Make an exact transcription of the material, leaving out all images.

- [DATASET CONTENT]:
⟨

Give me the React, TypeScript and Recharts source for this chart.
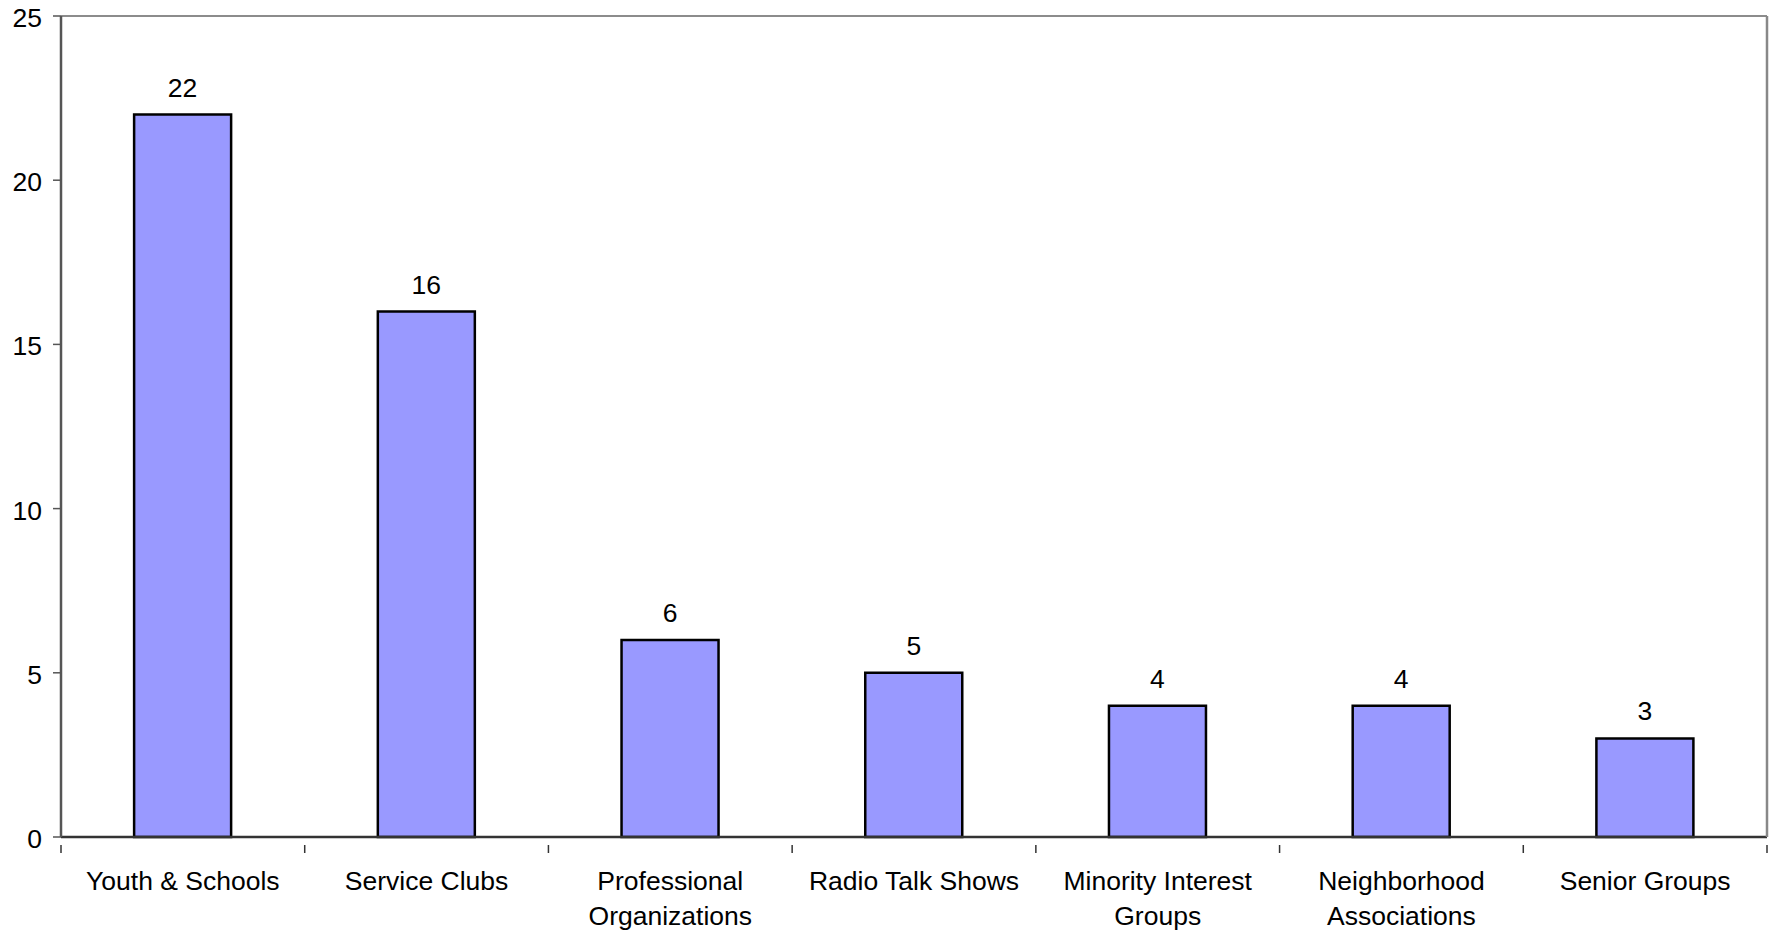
import { Bar, BarChart, CartesianGrid, LabelList, XAxis, YAxis } from 'recharts'

const categories = [
  'Youth & Schools',
  'Service Clubs',
  'Professional\nOrganizations',
  'Radio Talk Shows',
  'Minority Interest\nGroups',
  'Neighborhood\nAssociations',
  'Senior Groups',
]
const counts = [22, 16, 6, 5, 4, 4, 3]
const yTicks = [0, 5, 10, 15, 20, 25]

const data = categories.map((name, i) => ({ name, count: counts[i] }))

const W = 1771
const H = 935
const MARGIN = { top: 16, right: 0, bottom: 0, left: 0 }
const Y_WIDTH = 61
const RIGHT_WIDTH = 4
const X_HEIGHT = 98
const FONT = 'Arial, "Liberation Sans", sans-serif'
const band = (W - Y_WIDTH - RIGHT_WIDTH) / categories.length

function CategoryTick(props: any) {
  const { x, y, payload, index } = props
  const lines = String(payload.value).split('\n')
  const last = index === categories.length - 1
  return (
    <g>
      <line x1={x - band / 2} x2={x - band / 2} y1={y} y2={y + 8} stroke="#333" strokeWidth={1.5} />
      {last && <line x1={x + band / 2} x2={x + band / 2} y1={y} y2={y + 8} stroke="#333" strokeWidth={1.5} />}
      <text x={x} y={y + 45} textAnchor="middle" fontFamily={FONT} fontSize={26.5} fill="#000">
        {lines.map((line, i) => (
          <tspan key={i} x={x} dy={i === 0 ? 0 : 35}>
            {line}
          </tspan>
        ))}
      </text>
    </g>
  )
}

function ValueTick(props: any) {
  const { x, y, payload } = props
  return (
    <text x={x} y={y + 11} textAnchor="end" fontFamily={FONT} fontSize={26.5} fill="#000">
      {payload.value}
    </text>
  )
}

export default function App() {
  return (
    <div style={{ position: 'absolute', left: 0, top: 0, width: W, height: H, background: '#fff' }}>
      <BarChart width={W} height={H} data={data} margin={MARGIN} barCategoryGap="30%">
        <CartesianGrid horizontal vertical={false} stroke="#666" strokeWidth={1.5} />
        <XAxis
          dataKey="name"
          height={X_HEIGHT}
          interval={0}
          axisLine={{ stroke: '#333', strokeWidth: 2.5 }}
          tickLine={false}
          tick={<CategoryTick />}
        />
        <YAxis
          yAxisId="left"
          width={Y_WIDTH}
          domain={[0, 25]}
          ticks={yTicks}
          interval={0}
          axisLine={{ stroke: '#555', strokeWidth: 2.5 }}
          tickLine={{ stroke: '#555', strokeWidth: 1.5 }}
          tickSize={8}
          tickMargin={11}
          tick={<ValueTick />}
        />
        <YAxis
          yAxisId="right"
          orientation="right"
          width={RIGHT_WIDTH}
          domain={[0, 25]}
          tick={false}
          tickLine={false}
          axisLine={{ stroke: '#888', strokeWidth: 2.5 }}
        />
        <Bar
          yAxisId="left"
          dataKey="count"
          fill="#9999FF"
          stroke="#000"
          strokeWidth={2.5}
          isAnimationActive={false}
        >
          <LabelList
            dataKey="count"
            position="top"
            offset={18}
            fontFamily={FONT}
            fontSize={26.5}
            fill="#000"
          />
        </Bar>
      </BarChart>
    </div>
  )
}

⟩

- [FINISHED TASK]:
Give me the React, TypeScript and Recharts source for this chart.
import { Bar, BarChart, CartesianGrid, LabelList, XAxis, YAxis } from 'recharts'

const categories = [
  'Youth & Schools',
  'Service Clubs',
  'Professional\nOrganizations',
  'Radio Talk Shows',
  'Minority Interest\nGroups',
  'Neighborhood\nAssociations',
  'Senior Groups',
]
const counts = [22, 16, 6, 5, 4, 4, 3]
const yTicks = [0, 5, 10, 15, 20, 25]

const data = categories.map((name, i) => ({ name, count: counts[i] }))

const W = 1771
const H = 935
const MARGIN = { top: 16, right: 0, bottom: 0, left: 0 }
const Y_WIDTH = 61
const RIGHT_WIDTH = 4
const X_HEIGHT = 98
const FONT = 'Arial, "Liberation Sans", sans-serif'
const band = (W - Y_WIDTH - RIGHT_WIDTH) / categories.length

function CategoryTick(props: any) {
  const { x, y, payload, index } = props
  const lines = String(payload.value).split('\n')
  const last = index === categories.length - 1
  return (
    <g>
      <line x1={x - band / 2} x2={x - band / 2} y1={y} y2={y + 8} stroke="#333" strokeWidth={1.5} />
      {last && <line x1={x + band / 2} x2={x + band / 2} y1={y} y2={y + 8} stroke="#333" strokeWidth={1.5} />}
      <text x={x} y={y + 45} textAnchor="middle" fontFamily={FONT} fontSize={26.5} fill="#000">
        {lines.map((line, i) => (
          <tspan key={i} x={x} dy={i === 0 ? 0 : 35}>
            {line}
          </tspan>
        ))}
      </text>
    </g>
  )
}

function ValueTick(props: any) {
  const { x, y, payload } = props
  return (
    <text x={x} y={y + 11} textAnchor="end" fontFamily={FONT} fontSize={26.5} fill="#000">
      {payload.value}
    </text>
  )
}

export default function App() {
  return (
    <div style={{ position: 'absolute', left: 0, top: 0, width: W, height: H, background: '#fff' }}>
      <BarChart width={W} height={H} data={data} margin={MARGIN} barCategoryGap="30%">
        <CartesianGrid horizontal vertical={false} stroke="#666" strokeWidth={1.5} />
        <XAxis
          dataKey="name"
          height={X_HEIGHT}
          interval={0}
          axisLine={{ stroke: '#333', strokeWidth: 2.5 }}
          tickLine={false}
          tick={<CategoryTick />}
        />
        <YAxis
          yAxisId="left"
          width={Y_WIDTH}
          domain={[0, 25]}
          ticks={yTicks}
          interval={0}
          axisLine={{ stroke: '#555', strokeWidth: 2.5 }}
          tickLine={{ stroke: '#555', strokeWidth: 1.5 }}
          tickSize={8}
          tickMargin={11}
          tick={<ValueTick />}
        />
        <YAxis
          yAxisId="right"
          orientation="right"
          width={RIGHT_WIDTH}
          domain={[0, 25]}
          tick={false}
          tickLine={false}
          axisLine={{ stroke: '#888', strokeWidth: 2.5 }}
        />
        <Bar
          yAxisId="left"
          dataKey="count"
          fill="#9999FF"
          stroke="#000"
          strokeWidth={2.5}
          isAnimationActive={false}
        >
          <LabelList
            dataKey="count"
            position="top"
            offset={18}
            fontFamily={FONT}
            fontSize={26.5}
            fill="#000"
          />
        </Bar>
      </BarChart>
    </div>
  )
}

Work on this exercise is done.